begin Data lines

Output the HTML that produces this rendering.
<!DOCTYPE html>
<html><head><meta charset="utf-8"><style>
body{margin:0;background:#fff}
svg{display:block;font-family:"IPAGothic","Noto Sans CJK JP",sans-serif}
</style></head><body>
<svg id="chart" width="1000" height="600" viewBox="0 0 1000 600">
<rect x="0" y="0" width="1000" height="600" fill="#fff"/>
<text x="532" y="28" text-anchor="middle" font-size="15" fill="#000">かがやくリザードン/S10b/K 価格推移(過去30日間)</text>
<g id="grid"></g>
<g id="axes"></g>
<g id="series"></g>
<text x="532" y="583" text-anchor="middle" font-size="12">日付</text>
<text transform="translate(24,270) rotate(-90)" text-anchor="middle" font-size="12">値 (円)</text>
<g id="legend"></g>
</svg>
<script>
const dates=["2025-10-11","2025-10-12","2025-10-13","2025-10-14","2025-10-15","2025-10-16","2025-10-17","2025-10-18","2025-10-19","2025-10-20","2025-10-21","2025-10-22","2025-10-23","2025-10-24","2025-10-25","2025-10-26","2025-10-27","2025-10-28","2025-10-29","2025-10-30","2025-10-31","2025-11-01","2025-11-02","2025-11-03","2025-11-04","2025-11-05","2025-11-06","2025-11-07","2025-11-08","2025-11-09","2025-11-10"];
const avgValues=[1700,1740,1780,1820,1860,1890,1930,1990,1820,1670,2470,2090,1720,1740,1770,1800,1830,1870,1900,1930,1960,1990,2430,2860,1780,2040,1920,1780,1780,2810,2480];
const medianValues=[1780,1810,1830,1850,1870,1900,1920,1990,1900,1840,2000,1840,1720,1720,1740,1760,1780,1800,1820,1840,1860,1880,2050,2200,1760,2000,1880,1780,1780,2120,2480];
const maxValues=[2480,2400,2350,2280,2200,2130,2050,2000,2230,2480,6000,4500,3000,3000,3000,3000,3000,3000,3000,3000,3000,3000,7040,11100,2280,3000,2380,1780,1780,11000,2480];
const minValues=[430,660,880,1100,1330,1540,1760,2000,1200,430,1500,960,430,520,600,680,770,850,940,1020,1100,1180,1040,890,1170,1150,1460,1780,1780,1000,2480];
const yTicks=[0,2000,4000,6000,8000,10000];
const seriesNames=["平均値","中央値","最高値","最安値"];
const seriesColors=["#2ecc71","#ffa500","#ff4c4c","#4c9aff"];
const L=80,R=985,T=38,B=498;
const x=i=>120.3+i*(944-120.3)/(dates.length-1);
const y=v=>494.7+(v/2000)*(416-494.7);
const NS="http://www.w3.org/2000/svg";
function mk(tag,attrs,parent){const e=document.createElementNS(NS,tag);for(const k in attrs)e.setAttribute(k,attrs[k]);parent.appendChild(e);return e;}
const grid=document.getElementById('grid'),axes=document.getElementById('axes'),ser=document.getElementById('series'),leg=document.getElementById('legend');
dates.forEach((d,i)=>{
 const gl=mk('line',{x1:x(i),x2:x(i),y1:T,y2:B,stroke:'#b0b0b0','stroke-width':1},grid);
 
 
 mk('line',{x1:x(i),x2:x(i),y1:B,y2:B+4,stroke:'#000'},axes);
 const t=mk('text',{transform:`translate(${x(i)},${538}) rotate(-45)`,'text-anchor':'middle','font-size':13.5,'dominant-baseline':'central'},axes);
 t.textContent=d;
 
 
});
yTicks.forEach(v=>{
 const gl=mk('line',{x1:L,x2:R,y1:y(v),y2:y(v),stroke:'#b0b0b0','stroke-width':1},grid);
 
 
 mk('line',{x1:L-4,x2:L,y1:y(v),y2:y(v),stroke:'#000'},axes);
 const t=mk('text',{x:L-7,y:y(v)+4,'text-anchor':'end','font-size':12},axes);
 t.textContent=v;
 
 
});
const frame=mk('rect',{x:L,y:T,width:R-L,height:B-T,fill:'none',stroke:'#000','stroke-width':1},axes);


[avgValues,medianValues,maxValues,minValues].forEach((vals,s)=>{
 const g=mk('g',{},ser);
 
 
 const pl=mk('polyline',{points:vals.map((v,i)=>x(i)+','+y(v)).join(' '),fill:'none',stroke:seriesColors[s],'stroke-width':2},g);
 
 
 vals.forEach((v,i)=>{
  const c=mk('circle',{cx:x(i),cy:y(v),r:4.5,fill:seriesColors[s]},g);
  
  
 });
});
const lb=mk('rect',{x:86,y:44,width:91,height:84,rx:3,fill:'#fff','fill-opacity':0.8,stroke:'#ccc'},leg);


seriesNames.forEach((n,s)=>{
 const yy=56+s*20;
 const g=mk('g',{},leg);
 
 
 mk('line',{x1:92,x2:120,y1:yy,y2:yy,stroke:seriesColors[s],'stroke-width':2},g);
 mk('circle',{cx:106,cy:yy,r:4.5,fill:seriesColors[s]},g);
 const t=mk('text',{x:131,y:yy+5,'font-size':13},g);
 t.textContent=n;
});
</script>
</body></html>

end Data lines

### [The request]
Copy the material above, line for line.

### [Exercise response]
Output the HTML that produces this rendering.
<!DOCTYPE html>
<html><head><meta charset="utf-8"><style>
body{margin:0;background:#fff}
svg{display:block;font-family:"IPAGothic","Noto Sans CJK JP",sans-serif}
</style></head><body>
<svg id="chart" width="1000" height="600" viewBox="0 0 1000 600">
<rect x="0" y="0" width="1000" height="600" fill="#fff"/>
<text x="532" y="28" text-anchor="middle" font-size="15" fill="#000">かがやくリザードン/S10b/K 価格推移(過去30日間)</text>
<g id="grid"></g>
<g id="axes"></g>
<g id="series"></g>
<text x="532" y="583" text-anchor="middle" font-size="12">日付</text>
<text transform="translate(24,270) rotate(-90)" text-anchor="middle" font-size="12">値 (円)</text>
<g id="legend"></g>
</svg>
<script>
const dates=["2025-10-11","2025-10-12","2025-10-13","2025-10-14","2025-10-15","2025-10-16","2025-10-17","2025-10-18","2025-10-19","2025-10-20","2025-10-21","2025-10-22","2025-10-23","2025-10-24","2025-10-25","2025-10-26","2025-10-27","2025-10-28","2025-10-29","2025-10-30","2025-10-31","2025-11-01","2025-11-02","2025-11-03","2025-11-04","2025-11-05","2025-11-06","2025-11-07","2025-11-08","2025-11-09","2025-11-10"];
const avgValues=[1700,1740,1780,1820,1860,1890,1930,1990,1820,1670,2470,2090,1720,1740,1770,1800,1830,1870,1900,1930,1960,1990,2430,2860,1780,2040,1920,1780,1780,2810,2480];
const medianValues=[1780,1810,1830,1850,1870,1900,1920,1990,1900,1840,2000,1840,1720,1720,1740,1760,1780,1800,1820,1840,1860,1880,2050,2200,1760,2000,1880,1780,1780,2120,2480];
const maxValues=[2480,2400,2350,2280,2200,2130,2050,2000,2230,2480,6000,4500,3000,3000,3000,3000,3000,3000,3000,3000,3000,3000,7040,11100,2280,3000,2380,1780,1780,11000,2480];
const minValues=[430,660,880,1100,1330,1540,1760,2000,1200,430,1500,960,430,520,600,680,770,850,940,1020,1100,1180,1040,890,1170,1150,1460,1780,1780,1000,2480];
const yTicks=[0,2000,4000,6000,8000,10000];
const seriesNames=["平均値","中央値","最高値","最安値"];
const seriesColors=["#2ecc71","#ffa500","#ff4c4c","#4c9aff"];
const L=80,R=985,T=38,B=498;
const x=i=>120.3+i*(944-120.3)/(dates.length-1);
const y=v=>494.7+(v/2000)*(416-494.7);
const NS="http://www.w3.org/2000/svg";
function mk(tag,attrs,parent){const e=document.createElementNS(NS,tag);for(const k in attrs)e.setAttribute(k,attrs[k]);parent.appendChild(e);return e;}
const grid=document.getElementById('grid'),axes=document.getElementById('axes'),ser=document.getElementById('series'),leg=document.getElementById('legend');
dates.forEach((d,i)=>{
 const gl=mk('line',{x1:x(i),x2:x(i),y1:T,y2:B,stroke:'#b0b0b0','stroke-width':1},grid);
 
 
 mk('line',{x1:x(i),x2:x(i),y1:B,y2:B+4,stroke:'#000'},axes);
 const t=mk('text',{transform:`translate(${x(i)},${538}) rotate(-45)`,'text-anchor':'middle','font-size':13.5,'dominant-baseline':'central'},axes);
 t.textContent=d;
 
 
});
yTicks.forEach(v=>{
 const gl=mk('line',{x1:L,x2:R,y1:y(v),y2:y(v),stroke:'#b0b0b0','stroke-width':1},grid);
 
 
 mk('line',{x1:L-4,x2:L,y1:y(v),y2:y(v),stroke:'#000'},axes);
 const t=mk('text',{x:L-7,y:y(v)+4,'text-anchor':'end','font-size':12},axes);
 t.textContent=v;
 
 
});
const frame=mk('rect',{x:L,y:T,width:R-L,height:B-T,fill:'none',stroke:'#000','stroke-width':1},axes);


[avgValues,medianValues,maxValues,minValues].forEach((vals,s)=>{
 const g=mk('g',{},ser);
 
 
 const pl=mk('polyline',{points:vals.map((v,i)=>x(i)+','+y(v)).join(' '),fill:'none',stroke:seriesColors[s],'stroke-width':2},g);
 
 
 vals.forEach((v,i)=>{
  const c=mk('circle',{cx:x(i),cy:y(v),r:4.5,fill:seriesColors[s]},g);
  
  
 });
});
const lb=mk('rect',{x:86,y:44,width:91,height:84,rx:3,fill:'#fff','fill-opacity':0.8,stroke:'#ccc'},leg);


seriesNames.forEach((n,s)=>{
 const yy=56+s*20;
 const g=mk('g',{},leg);
 
 
 mk('line',{x1:92,x2:120,y1:yy,y2:yy,stroke:seriesColors[s],'stroke-width':2},g);
 mk('circle',{cx:106,cy:yy,r:4.5,fill:seriesColors[s]},g);
 const t=mk('text',{x:131,y:yy+5,'font-size':13},g);
 t.textContent=n;
});
</script>
</body></html>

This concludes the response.